# Start of Data lines

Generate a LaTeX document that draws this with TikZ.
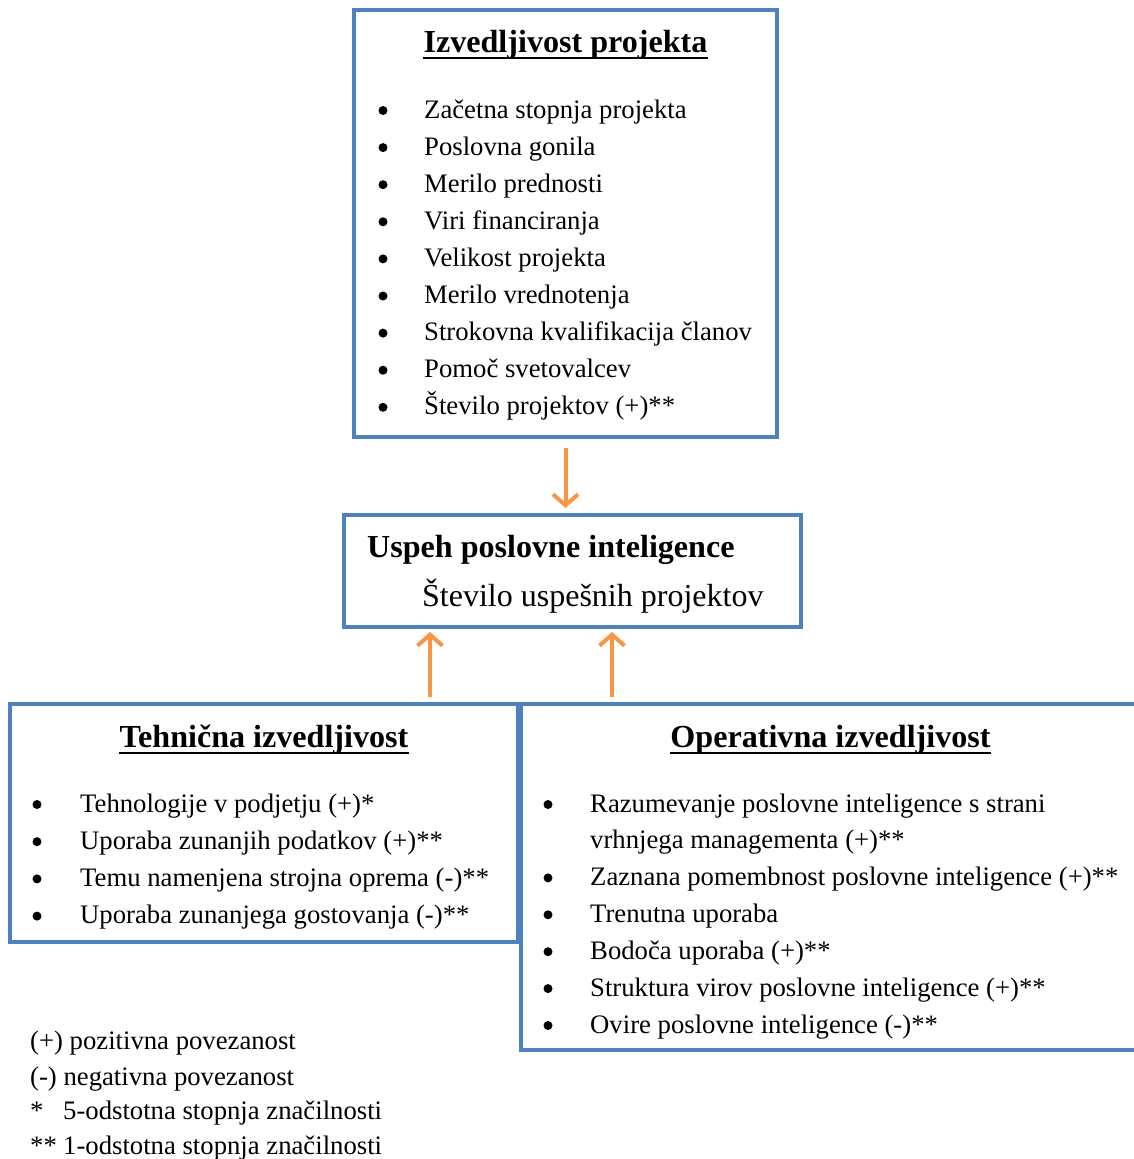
\documentclass[tikz,border=0pt]{standalone}
\usepackage{fontspec}
\setmainfont{Liberation Serif}
\usetikzlibrary{arrows.meta,calc}
\definecolor{boxblue}{HTML}{4F81BD}
\definecolor{arrorange}{HTML}{F79646}
\newcommand{\bodysize}{\fontsize{26.7}{37}\selectfont}
\newcommand{\headsize}{\fontsize{32.1}{38}\selectfont\bfseries}
\begin{document}
\begin{tikzpicture}[x=1pt,y=-1pt,
  box/.style={draw=boxblue,line width=4pt,fill=white,inner sep=0pt,outer sep=0pt,anchor=north west},
  txt/.style={anchor=base west,inner sep=0pt,font=\bodysize},
  head/.style={anchor=base,inner sep=0pt,font=\headsize},
  dot/.style={circle,fill=black,inner sep=0pt,minimum size=9pt},
  uline/.style={line width=2pt,black},
  arr/.style={draw=arrorange,line width=4pt,-{Straight Barb[length=11pt,width=25pt]}}]
\useasboundingbox (0,0) rectangle (1133,1159);

% boxes
\node[box,minimum width=423pt,minimum height=427pt] (top) at (354,10) {};
\node[box,minimum width=457pt,minimum height=112pt] (mid) at (344,515) {};
\node[box,minimum width=508pt,minimum height=238pt] (left) at (10,704) {};
\node[box,minimum width=620pt,minimum height=346pt] (right) at (521,704) {};

% project feasibility
\node[head] (h1) at (565.5,52) {Izvedljivost projekta};
\draw[uline] ([yshift=-5.5pt]h1.base west) -- ([yshift=-5.5pt]h1.base east);
\foreach \t [count=\i from 0] in {Začetna stopnja projekta,Poslovna gonila,Merilo prednosti,Viri financiranja,Velikost projekta,Merilo vrednotenja,Strokovna kvalifikacija članov,Pomoč svetovalcev,Število projektov (+)**}{
  \node[txt] (ti\i) at (424,118+37.1*\i) {\t};
  \node[dot] (tb\i) at (383,110.5+37.1*\i) {};
}

% BI success
\node[txt,font=\headsize] (m1) at (367,557) {Uspeh poslovne inteligence};
\node[txt,font=\fontsize{32}{38}\selectfont] (m2) at (422,606) {Število uspešnih projektov};

% technical feasibility
\node[head] (h2) at (264,747) {Tehnična izvedljivost};
\draw[uline] ([yshift=-5.5pt]h2.base west) -- ([yshift=-5.5pt]h2.base east);
\foreach \t [count=\i from 0] in {Tehnologije v podjetju (+)*,Uporaba zunanjih podatkov (+)**,Temu namenjena strojna oprema (-)**,Uporaba zunanjega gostovanja (-)**}{
  \node[txt] (li\i) at (80,812+37.2*\i) {\t};
  \node[dot] (lb\i) at (37,804.5+37.2*\i) {};
}

% operational feasibility
\node[head] (h3) at (830.5,747) {Operativna izvedljivost};
\draw[uline] ([yshift=-5.5pt]h3.base west) -- ([yshift=-5.5pt]h3.base east);
\node[txt] (ri0) at (590,812) {Razumevanje poslovne inteligence s strani};
\node[txt] (ri0b) at (590,848.5) {vrhnjega managementa (+)**};
\node[dot] (rb0) at (548,804.5) {};
\foreach \t [count=\i from 1] in {Zaznana pomembnost poslovne inteligence (+)**,Trenutna uporaba,Bodoča uporaba (+)**,Struktura virov poslovne inteligence (+)**,Ovire poslovne inteligence (-)**}{
  \node[txt] (ri\i) at (590,848.5+36.9*\i) {\t};
  \node[dot] (rb\i) at (548,841+36.9*\i) {};
}

% legend
\node[txt] (l1) at (30,1049) {(+) pozitivna povezanost};
\node[txt] (l2) at (30,1085) {(-) negativna povezanost};
\node[txt] (l3a) at (30,1119) {*};
\node[txt] (l3) at (63,1119) {5-odstotna stopnja značilnosti};
\node[txt] (l4a) at (30,1154) {**};
\node[txt] (l4) at (63,1154) {1-odstotna stopnja značilnosti};

% influence arrows
\coordinate (ax1) at (430,0);
\coordinate (ax2) at (612,0);
\draw[arr,shorten <=11pt,shorten >=7pt] (top.south) -- (top.south |- mid.north);
\draw[arr,shorten <=7pt,shorten >=5pt] (left.north -| ax1) -- (mid.south -| ax1);
\draw[arr,shorten <=7pt,shorten >=5pt] (right.north -| ax2) -- (mid.south -| ax2);
\end{tikzpicture}
\end{document}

# End of Data lines

Repeat the material above in full and exactly, apart from the pictures.

Generate a LaTeX document that draws this with TikZ.
\documentclass[tikz,border=0pt]{standalone}
\usepackage{fontspec}
\setmainfont{Liberation Serif}
\usetikzlibrary{arrows.meta,calc}
\definecolor{boxblue}{HTML}{4F81BD}
\definecolor{arrorange}{HTML}{F79646}
\newcommand{\bodysize}{\fontsize{26.7}{37}\selectfont}
\newcommand{\headsize}{\fontsize{32.1}{38}\selectfont\bfseries}
\begin{document}
\begin{tikzpicture}[x=1pt,y=-1pt,
  box/.style={draw=boxblue,line width=4pt,fill=white,inner sep=0pt,outer sep=0pt,anchor=north west},
  txt/.style={anchor=base west,inner sep=0pt,font=\bodysize},
  head/.style={anchor=base,inner sep=0pt,font=\headsize},
  dot/.style={circle,fill=black,inner sep=0pt,minimum size=9pt},
  uline/.style={line width=2pt,black},
  arr/.style={draw=arrorange,line width=4pt,-{Straight Barb[length=11pt,width=25pt]}}]
\useasboundingbox (0,0) rectangle (1133,1159);

% boxes
\node[box,minimum width=423pt,minimum height=427pt] (top) at (354,10) {};
\node[box,minimum width=457pt,minimum height=112pt] (mid) at (344,515) {};
\node[box,minimum width=508pt,minimum height=238pt] (left) at (10,704) {};
\node[box,minimum width=620pt,minimum height=346pt] (right) at (521,704) {};

% project feasibility
\node[head] (h1) at (565.5,52) {Izvedljivost projekta};
\draw[uline] ([yshift=-5.5pt]h1.base west) -- ([yshift=-5.5pt]h1.base east);
\foreach \t [count=\i from 0] in {Začetna stopnja projekta,Poslovna gonila,Merilo prednosti,Viri financiranja,Velikost projekta,Merilo vrednotenja,Strokovna kvalifikacija članov,Pomoč svetovalcev,Število projektov (+)**}{
  \node[txt] (ti\i) at (424,118+37.1*\i) {\t};
  \node[dot] (tb\i) at (383,110.5+37.1*\i) {};
}

% BI success
\node[txt,font=\headsize] (m1) at (367,557) {Uspeh poslovne inteligence};
\node[txt,font=\fontsize{32}{38}\selectfont] (m2) at (422,606) {Število uspešnih projektov};

% technical feasibility
\node[head] (h2) at (264,747) {Tehnična izvedljivost};
\draw[uline] ([yshift=-5.5pt]h2.base west) -- ([yshift=-5.5pt]h2.base east);
\foreach \t [count=\i from 0] in {Tehnologije v podjetju (+)*,Uporaba zunanjih podatkov (+)**,Temu namenjena strojna oprema (-)**,Uporaba zunanjega gostovanja (-)**}{
  \node[txt] (li\i) at (80,812+37.2*\i) {\t};
  \node[dot] (lb\i) at (37,804.5+37.2*\i) {};
}

% operational feasibility
\node[head] (h3) at (830.5,747) {Operativna izvedljivost};
\draw[uline] ([yshift=-5.5pt]h3.base west) -- ([yshift=-5.5pt]h3.base east);
\node[txt] (ri0) at (590,812) {Razumevanje poslovne inteligence s strani};
\node[txt] (ri0b) at (590,848.5) {vrhnjega managementa (+)**};
\node[dot] (rb0) at (548,804.5) {};
\foreach \t [count=\i from 1] in {Zaznana pomembnost poslovne inteligence (+)**,Trenutna uporaba,Bodoča uporaba (+)**,Struktura virov poslovne inteligence (+)**,Ovire poslovne inteligence (-)**}{
  \node[txt] (ri\i) at (590,848.5+36.9*\i) {\t};
  \node[dot] (rb\i) at (548,841+36.9*\i) {};
}

% legend
\node[txt] (l1) at (30,1049) {(+) pozitivna povezanost};
\node[txt] (l2) at (30,1085) {(-) negativna povezanost};
\node[txt] (l3a) at (30,1119) {*};
\node[txt] (l3) at (63,1119) {5-odstotna stopnja značilnosti};
\node[txt] (l4a) at (30,1154) {**};
\node[txt] (l4) at (63,1154) {1-odstotna stopnja značilnosti};

% influence arrows
\coordinate (ax1) at (430,0);
\coordinate (ax2) at (612,0);
\draw[arr,shorten <=11pt,shorten >=7pt] (top.south) -- (top.south |- mid.north);
\draw[arr,shorten <=7pt,shorten >=5pt] (left.north -| ax1) -- (mid.south -| ax1);
\draw[arr,shorten <=7pt,shorten >=5pt] (right.north -| ax2) -- (mid.south -| ax2);
\end{tikzpicture}
\end{document}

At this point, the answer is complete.